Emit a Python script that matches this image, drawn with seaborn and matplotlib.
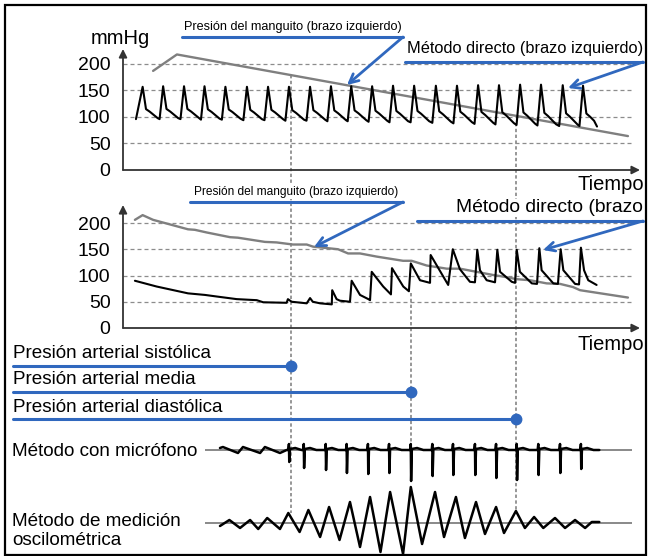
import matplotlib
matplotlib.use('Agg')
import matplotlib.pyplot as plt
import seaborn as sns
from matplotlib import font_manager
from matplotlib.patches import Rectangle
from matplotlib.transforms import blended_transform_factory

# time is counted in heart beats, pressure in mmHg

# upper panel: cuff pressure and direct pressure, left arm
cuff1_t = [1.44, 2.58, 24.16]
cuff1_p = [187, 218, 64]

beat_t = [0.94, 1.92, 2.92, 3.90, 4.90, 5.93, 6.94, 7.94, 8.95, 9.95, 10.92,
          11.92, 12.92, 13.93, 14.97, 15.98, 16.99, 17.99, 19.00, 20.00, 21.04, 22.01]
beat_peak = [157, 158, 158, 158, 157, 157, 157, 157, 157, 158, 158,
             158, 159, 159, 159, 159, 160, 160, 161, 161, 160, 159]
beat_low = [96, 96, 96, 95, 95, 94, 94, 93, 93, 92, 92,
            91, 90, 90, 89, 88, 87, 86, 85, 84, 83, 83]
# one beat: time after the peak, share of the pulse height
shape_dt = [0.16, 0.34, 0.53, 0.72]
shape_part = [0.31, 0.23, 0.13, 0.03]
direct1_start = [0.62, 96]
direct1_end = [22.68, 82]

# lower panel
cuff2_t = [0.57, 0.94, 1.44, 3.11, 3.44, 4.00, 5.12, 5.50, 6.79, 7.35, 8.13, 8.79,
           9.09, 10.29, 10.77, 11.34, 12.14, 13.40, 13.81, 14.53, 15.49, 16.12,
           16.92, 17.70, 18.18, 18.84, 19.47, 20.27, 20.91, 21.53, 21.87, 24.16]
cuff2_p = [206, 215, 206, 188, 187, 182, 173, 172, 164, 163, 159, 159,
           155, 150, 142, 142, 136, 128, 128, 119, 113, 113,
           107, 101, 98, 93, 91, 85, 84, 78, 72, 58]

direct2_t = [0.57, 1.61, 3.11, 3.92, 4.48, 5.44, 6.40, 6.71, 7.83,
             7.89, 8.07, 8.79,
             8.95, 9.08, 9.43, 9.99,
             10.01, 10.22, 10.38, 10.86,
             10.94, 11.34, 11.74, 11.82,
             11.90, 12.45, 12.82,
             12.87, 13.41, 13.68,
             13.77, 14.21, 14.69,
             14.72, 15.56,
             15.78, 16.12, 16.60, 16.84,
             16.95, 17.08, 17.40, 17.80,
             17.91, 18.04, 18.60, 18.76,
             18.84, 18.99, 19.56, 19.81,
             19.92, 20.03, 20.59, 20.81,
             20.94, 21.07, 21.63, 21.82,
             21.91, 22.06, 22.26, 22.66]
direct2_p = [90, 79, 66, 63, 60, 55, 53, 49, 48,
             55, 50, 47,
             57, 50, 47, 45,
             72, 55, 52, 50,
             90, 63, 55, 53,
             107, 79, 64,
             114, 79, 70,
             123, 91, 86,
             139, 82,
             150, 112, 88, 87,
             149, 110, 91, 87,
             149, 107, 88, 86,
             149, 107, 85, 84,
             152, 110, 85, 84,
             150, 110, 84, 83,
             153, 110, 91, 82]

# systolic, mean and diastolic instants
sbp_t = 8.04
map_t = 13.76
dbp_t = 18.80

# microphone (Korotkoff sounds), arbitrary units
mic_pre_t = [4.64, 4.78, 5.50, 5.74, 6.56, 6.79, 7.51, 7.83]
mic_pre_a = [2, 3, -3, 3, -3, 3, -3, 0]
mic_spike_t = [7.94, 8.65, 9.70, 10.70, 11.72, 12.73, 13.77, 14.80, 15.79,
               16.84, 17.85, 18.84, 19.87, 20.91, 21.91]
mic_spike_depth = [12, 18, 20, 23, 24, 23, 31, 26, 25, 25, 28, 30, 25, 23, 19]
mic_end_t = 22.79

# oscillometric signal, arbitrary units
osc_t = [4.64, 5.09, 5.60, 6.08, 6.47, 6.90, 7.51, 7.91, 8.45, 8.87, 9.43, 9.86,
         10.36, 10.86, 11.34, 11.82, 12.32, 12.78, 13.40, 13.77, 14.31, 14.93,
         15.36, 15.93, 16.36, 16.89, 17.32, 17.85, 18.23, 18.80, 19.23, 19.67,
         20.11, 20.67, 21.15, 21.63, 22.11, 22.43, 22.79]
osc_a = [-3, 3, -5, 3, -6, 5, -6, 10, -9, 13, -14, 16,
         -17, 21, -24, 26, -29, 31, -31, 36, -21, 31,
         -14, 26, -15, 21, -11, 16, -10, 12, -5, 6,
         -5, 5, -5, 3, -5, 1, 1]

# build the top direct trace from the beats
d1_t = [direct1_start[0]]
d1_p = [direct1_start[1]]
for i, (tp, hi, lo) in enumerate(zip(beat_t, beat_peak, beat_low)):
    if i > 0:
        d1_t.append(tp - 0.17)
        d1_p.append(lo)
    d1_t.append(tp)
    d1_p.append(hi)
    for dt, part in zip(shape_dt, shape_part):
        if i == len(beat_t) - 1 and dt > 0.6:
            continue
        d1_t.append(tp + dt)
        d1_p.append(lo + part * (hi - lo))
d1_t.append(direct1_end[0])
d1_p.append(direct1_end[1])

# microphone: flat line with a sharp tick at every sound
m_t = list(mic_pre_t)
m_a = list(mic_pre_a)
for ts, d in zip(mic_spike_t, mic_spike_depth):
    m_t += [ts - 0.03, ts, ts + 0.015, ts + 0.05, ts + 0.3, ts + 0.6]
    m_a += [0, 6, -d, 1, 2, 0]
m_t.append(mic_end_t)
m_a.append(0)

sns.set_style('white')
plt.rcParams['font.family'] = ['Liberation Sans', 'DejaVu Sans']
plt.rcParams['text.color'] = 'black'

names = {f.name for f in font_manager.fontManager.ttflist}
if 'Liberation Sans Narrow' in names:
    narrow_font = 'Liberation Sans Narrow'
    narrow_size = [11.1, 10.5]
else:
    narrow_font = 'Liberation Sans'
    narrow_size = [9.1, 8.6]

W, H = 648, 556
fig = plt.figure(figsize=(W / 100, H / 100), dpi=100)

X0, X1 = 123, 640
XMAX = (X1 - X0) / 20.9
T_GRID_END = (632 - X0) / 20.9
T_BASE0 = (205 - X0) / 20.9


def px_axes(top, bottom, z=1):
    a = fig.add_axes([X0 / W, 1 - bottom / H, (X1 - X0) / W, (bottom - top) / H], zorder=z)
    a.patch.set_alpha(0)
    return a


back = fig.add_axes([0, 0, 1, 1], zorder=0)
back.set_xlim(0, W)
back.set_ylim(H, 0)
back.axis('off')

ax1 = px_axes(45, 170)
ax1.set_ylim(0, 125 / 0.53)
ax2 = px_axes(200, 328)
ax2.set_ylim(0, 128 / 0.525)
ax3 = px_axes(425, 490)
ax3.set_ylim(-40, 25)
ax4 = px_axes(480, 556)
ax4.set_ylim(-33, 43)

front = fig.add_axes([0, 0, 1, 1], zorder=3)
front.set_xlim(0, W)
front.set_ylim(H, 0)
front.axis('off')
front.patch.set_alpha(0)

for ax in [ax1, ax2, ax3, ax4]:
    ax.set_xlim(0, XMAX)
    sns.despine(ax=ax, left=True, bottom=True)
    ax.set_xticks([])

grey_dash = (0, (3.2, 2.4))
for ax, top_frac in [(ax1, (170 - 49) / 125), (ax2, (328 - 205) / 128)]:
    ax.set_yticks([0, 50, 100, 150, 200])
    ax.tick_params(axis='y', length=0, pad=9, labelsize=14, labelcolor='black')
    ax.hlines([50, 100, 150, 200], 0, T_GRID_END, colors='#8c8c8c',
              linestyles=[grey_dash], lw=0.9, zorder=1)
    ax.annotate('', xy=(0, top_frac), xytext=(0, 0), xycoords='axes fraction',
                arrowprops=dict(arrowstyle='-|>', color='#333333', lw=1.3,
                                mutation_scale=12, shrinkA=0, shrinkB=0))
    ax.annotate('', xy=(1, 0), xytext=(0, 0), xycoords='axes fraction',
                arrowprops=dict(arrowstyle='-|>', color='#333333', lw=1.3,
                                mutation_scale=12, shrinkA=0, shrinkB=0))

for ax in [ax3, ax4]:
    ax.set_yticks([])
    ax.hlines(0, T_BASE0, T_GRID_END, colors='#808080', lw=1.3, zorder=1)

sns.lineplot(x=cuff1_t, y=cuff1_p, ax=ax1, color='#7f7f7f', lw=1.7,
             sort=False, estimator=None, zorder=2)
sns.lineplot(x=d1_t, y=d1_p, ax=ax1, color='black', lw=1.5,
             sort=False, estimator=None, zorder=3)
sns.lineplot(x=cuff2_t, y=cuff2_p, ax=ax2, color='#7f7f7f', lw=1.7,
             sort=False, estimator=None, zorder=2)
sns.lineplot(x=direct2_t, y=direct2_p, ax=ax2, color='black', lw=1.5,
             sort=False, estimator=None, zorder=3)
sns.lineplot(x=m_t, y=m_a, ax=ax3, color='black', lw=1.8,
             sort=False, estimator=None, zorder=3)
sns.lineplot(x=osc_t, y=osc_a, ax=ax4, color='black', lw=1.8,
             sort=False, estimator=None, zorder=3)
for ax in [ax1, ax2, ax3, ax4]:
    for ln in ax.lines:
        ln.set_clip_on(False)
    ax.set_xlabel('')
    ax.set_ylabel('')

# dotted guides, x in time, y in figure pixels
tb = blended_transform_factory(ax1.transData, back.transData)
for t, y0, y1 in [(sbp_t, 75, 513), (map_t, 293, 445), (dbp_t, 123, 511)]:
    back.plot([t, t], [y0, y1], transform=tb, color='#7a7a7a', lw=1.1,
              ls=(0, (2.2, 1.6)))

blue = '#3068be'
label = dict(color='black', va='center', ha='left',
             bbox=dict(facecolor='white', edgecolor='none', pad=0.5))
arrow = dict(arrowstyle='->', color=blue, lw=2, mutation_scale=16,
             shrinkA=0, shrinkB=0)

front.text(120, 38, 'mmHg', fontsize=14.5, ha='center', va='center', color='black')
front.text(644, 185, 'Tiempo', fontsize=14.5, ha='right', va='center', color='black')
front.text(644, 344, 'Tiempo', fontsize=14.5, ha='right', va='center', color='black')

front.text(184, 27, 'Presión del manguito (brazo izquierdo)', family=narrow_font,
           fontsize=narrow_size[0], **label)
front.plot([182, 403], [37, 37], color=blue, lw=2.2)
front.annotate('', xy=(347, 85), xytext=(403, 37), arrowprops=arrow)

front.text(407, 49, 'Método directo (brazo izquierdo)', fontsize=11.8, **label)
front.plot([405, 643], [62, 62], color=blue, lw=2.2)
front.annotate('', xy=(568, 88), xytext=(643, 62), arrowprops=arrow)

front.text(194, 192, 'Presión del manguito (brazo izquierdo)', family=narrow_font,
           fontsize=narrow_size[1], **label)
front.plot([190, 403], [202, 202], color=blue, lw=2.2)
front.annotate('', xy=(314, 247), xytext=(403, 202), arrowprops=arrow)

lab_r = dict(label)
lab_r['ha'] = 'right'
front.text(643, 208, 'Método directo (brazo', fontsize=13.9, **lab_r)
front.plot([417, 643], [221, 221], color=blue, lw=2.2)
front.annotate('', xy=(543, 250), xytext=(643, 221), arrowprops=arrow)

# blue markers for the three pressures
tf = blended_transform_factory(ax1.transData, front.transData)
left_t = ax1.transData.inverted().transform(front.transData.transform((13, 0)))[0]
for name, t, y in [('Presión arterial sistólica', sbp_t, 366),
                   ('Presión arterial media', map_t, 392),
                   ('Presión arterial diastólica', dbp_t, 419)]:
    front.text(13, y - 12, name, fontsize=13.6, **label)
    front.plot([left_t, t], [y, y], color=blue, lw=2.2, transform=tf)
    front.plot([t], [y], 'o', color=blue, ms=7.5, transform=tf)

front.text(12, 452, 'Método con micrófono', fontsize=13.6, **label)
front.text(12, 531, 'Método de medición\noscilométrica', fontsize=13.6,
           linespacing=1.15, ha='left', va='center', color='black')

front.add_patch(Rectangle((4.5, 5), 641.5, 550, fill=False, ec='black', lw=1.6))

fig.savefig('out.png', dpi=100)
■ ■ ■ ■
> _Exercise objective_: Without the pictures, please reproduce each line of the listing above exactly, from the first one through the line bearing "cuff1_p = [187, 218, 64]".

> _Result of this exercise_:
Emit a Python script that matches this image, drawn with seaborn and matplotlib.
import matplotlib
matplotlib.use('Agg')
import matplotlib.pyplot as plt
import seaborn as sns
from matplotlib import font_manager
from matplotlib.patches import Rectangle
from matplotlib.transforms import blended_transform_factory

# time is counted in heart beats, pressure in mmHg

# upper panel: cuff pressure and direct pressure, left arm
cuff1_t = [1.44, 2.58, 24.16]
cuff1_p = [187, 218, 64]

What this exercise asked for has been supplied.